I’ve been thinking over the last few weeks about how the Democrats have been ceding the ground and issue to the Republicans by not criticizing some of the positions taken by leftist extremists who want to control speech, or cancel professors who express views they disagree with.
Where is the full-throated defense of freedom of speech one might expect to hear from liberal Democrats?
Are they afraid to criticize excesses by their own followers the same way Republicans are afraid to criticize the excesses of Donald Trump?
Is it simply fear of the Internet mob?
What the Democrats are losing is the support they might receive from Republicans or Independents if they made clear that most Democrats don’t agree with these extreme views, which are often lumped together as being “woke”.
Thomas Chatterton Williams points out that the term “woke” is now useless as a tool of argument or persuasion. He calls on us to be more precise in our arguments, which may help us all focus on the real issues.
The Spirit of Voltaire
See,
Sherelle Jacobs, “The West is doomed if it blames all its problems on Evil White Males; ‘Anti-racist’ hyperbole has become a convenient excuse not to properly examine our own history,” The Telegraph, January 30, 2023 (9:00 pm).
Few seem to have the courage to denounce the excesses of “anti-racism”–which tragically and ironically sometimes assume the characteristics of racism itself.
While some in the class of victims of racism may at times obtain important advantages (e.g., academic posts or television news jobs) as a result of anti-racism policies which discriminate on the basis of race, in the long run racism will not be overcome by adopting measues that are racist in themselves.
Members of “the white race” and their ancestors are not the only human beings who can be guilty of racism.
Moreover, it is worth recalling the fact that “race” is not itself a scientific concept.
Sherelle Jacobs of The Telegraph draws attention to ssome of the “anti-racist” excesses that obscure an accurate view of history, and discriminate against others on racist grounds.
She herself, she recounts, was denied an opportunity to speak at a recent conference at her alma mater. She, being of mixed-race background, was prohibited from speaking on account of her “proximity to whiteness”.
Jacobs writes,
We should never deny or downplay the dark side of Western history – nor the strangely double-edged story of Western freedom.
But here’s the thing. The evil “whiteness” stuff is getting out of hand. Everywhere one looks there are excesses. Take the decolonised university courses that seek to purge Dead White Men (the intellectual cousin of the Evil White Male) from the curriculum. Or the obsession with toppling statues of figures such as Cecil Rhodes. That’s before we get onto the full-blown anti-white discrimination. When I attended a colourism workshop at my old university not long ago, mixed race women, including me, were prohibited from speaking on account of our “proximity to whiteness”. Even worse is the trend towards barring white people from black spaces altogether.
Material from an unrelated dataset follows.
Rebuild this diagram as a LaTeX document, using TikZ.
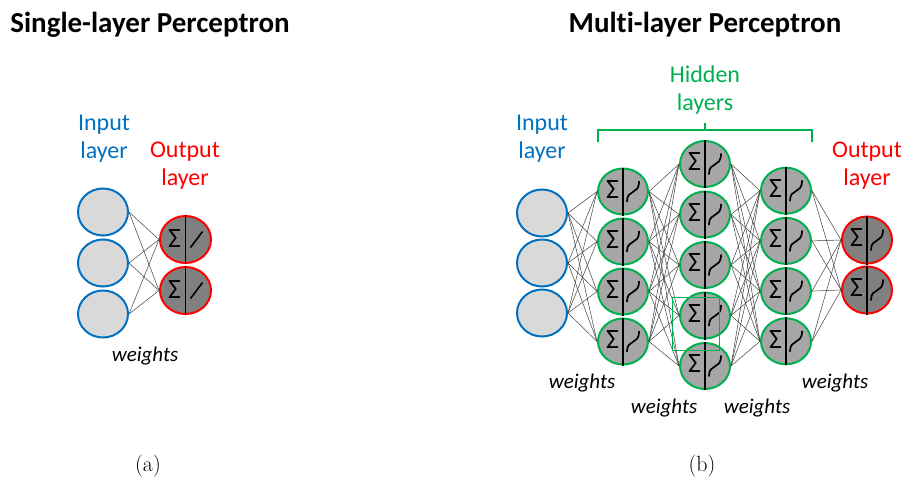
\documentclass[tikz,border=0pt]{standalone}
\usepackage{fontspec}
\usepackage{tikz}
\usetikzlibrary{positioning,shapes.geometric}
\newfontfamily\calfont[Ligatures=NoCommon]{Carlito}
\definecolor{inblue}{HTML}{0070C0}
\definecolor{outred}{HTML}{FF0000}
\definecolor{hidgreen}{HTML}{00B050}
\definecolor{lightfill}{HTML}{D9D9D9}
\definecolor{midfill}{HTML}{A6A6A6}
\definecolor{darkfill}{HTML}{808080}

\tikzset{
	unit/.style={ellipse, inner sep=0pt, minimum width=50pt, minimum height=47pt, line width=2pt},
	inunit/.style={unit, draw=inblue, fill=lightfill},
	hidunit/.style={unit, draw=hidgreen, fill=midfill, minimum height=46pt},
	outunit/.style={unit, draw=outred, fill=darkfill},
	wire/.style={black!75, line width=0.5pt},
	sigmatext/.style={font=\calfont\fontsize{28}{28}\selectfont, inner sep=0pt},
	lbl/.style={font=\calfont\fontsize{24}{28}\selectfont, align=center, anchor=base},
	wlbl/.style={font=\calfont\itshape\fontsize{21}{21}\selectfont, anchor=base},
	ttl/.style={font=\calfont\bfseries\fontsize{29}{29}\selectfont, anchor=base},
	subcap/.style={font=\fontsize{22}{22}\selectfont, anchor=base}
}

% sum and activation drawn inside a unit
\newcommand{\sumlin}[1]{%
	\draw [line width=1.1pt] (#1.north)--(#1.south);
	\node [sigmatext] at ([xshift=-11pt, yshift=1pt]#1.center) {Σ};
	\begin{scope}[shift={(#1.center)}]
		\draw [line width=1.6pt] (5, 8)--(17, -8);
	\end{scope}
}
\newcommand{\sumsig}[1]{%
	\draw [line width=1.1pt] (#1.north)--(#1.south);
	\node [sigmatext] at ([xshift=-10.5pt, yshift=2pt]#1.center) {Σ};
	\begin{scope}[shift={(#1.center)}]
		\draw [line width=1.7pt, line cap=round] (4, 10) .. controls (4, -3) and (16, 4) .. (16, -10);
	\end{scope}
}

\begin{document}
\begin{tikzpicture}[x=1pt, y=-1pt]
	\useasboundingbox (0, 0) rectangle (902, 482);

	% (a) single layer
	\node [ttl] (a-title) at (150, 32) {Single-layer Perceptron};
	\node [lbl, text=inblue] (a-inlbl) at (104, 158) {Input\\layer};
	\node [lbl, text=outred] (a-outlbl) at (185, 185) {Output\\layer};
	\foreach \i/\y in {1/212, 2/263, 3/314}
		\node [inunit] (a-in\i) at (103, \y) {};
	\foreach \i/\y in {1/239.5, 2/290.5} {
		\node [outunit, minimum width=51pt] (a-out\i) at (185.5, \y) {};
		\sumlin{a-out\i}
	}
	\foreach \i in {1, 2, 3}
		\foreach \j in {1, 2}
			\draw [wire] (a-in\i.east)--(a-out\j.west);
	\node [wlbl] (a-w) at (145, 361) {weights};
	\node [subcap] (a-cap) at (148, 471) {(a)};

	% (b) multi layer
	\node [ttl] (b-title) at (705, 32) {Multi-layer Perceptron};
	\node [lbl, text=inblue] (b-inlbl) at (542, 158) {Input\\layer};
	\node [lbl, text=hidgreen] (b-hidlbl) at (705, 110) {Hidden\\layers};
	\node [lbl, text=outred] (b-outlbl) at (867, 185) {Output\\layer};
	\draw [hidgreen, line width=2pt] (598, 142)--(598, 130)--(812, 130)--(812, 142);
	\draw [hidgreen, line width=2pt] (705, 130)--(705, 123);

	\foreach \i/\y in {1/213, 2/263, 3/313}
		\node [inunit] (b-in\i) at (542, \y) {};
	\foreach \i in {1, ..., 4} {
		\node [hidunit] (b-ha\i) at (623, 141.5+50*\i) {};
		\sumsig{b-ha\i}
	}
	\foreach \i in {1, ..., 5} {
		\node [hidunit] (b-hb\i) at (705, 113.5+50.5*\i) {};
		\sumsig{b-hb\i}
	}
	\foreach \i in {1, ..., 4} {
		\node [hidunit] (b-hc\i) at (786, 140.5+50.2*\i) {};
		\sumsig{b-hc\i}
	}
	\foreach \i/\y in {1/240, 2/290} {
		\node [outunit] (b-out\i) at (867, \y) {};
		\sumsig{b-out\i}
	}

	\foreach \i in {1, 2, 3}
		\foreach \j in {1, ..., 4}
			\draw [wire] (b-in\i.east)--(b-ha\j.west);
	\foreach \i in {1, ..., 4}
		\foreach \j in {1, ..., 5}
			\draw [wire] (b-ha\i.east)--(b-hb\j.west);
	\foreach \i in {1, ..., 5}
		\foreach \j in {1, ..., 4}
			\draw [wire] (b-hb\i.east)--(b-hc\j.west);
	\foreach \i in {1, ..., 4}
		\foreach \j in {1, 2}
			\draw [wire] (b-hc\i.east)--(b-out\j.west);
	\draw [hidgreen, line width=1pt] (672, 297) rectangle (719, 350);

	\node [wlbl] (b-w1) at (582, 388) {weights};
	\node [wlbl] (b-w2) at (664, 413) {weights};
	\node [wlbl] (b-w3) at (757, 413) {weights};
	\node [wlbl] (b-w4) at (835, 388) {weights};
	\node [subcap] (b-cap) at (702, 471) {(b)};
\end{tikzpicture}
\end{document}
Two Canadian theatres have sparked an outcry by limiting performances to an “all black-identifying audience”.
As loathsome as racism is and has been in the past, we need to understand that there are many forms of racism, which becomes particularly evident when we look at the wide range of societies in this world and its some eight billion people.
Perhaps we would do well to focus less on the past and more on the present and the future, which we ourselves are responsible for shaping, and to continue our pursuit of a world in which, in the words of Martin Luther King, Jr., individuals “will not be judged by the color of their skin but by the content of their character”.
The Spirit of Voltaire
1) Vimal Patel, “A Lecturer Showed a Painting of the Prophet Muhammad. She Lost Her Job; After an outcry over the art history class by Muslim students, Hamline University officials said the incident was Islamophobic. But many scholars say the work is a masterpiece,” New York Times, January 8, 2023 (Updated 7:38 a.m. ET);
Analysis
Hamline’s president, Fayneese S. Miller, co-signed an email that said respect for the Muslim students “should have superseded academic freedom.” At a town hall, an invited Muslim speaker compared showing the images to teaching that Hitler was good.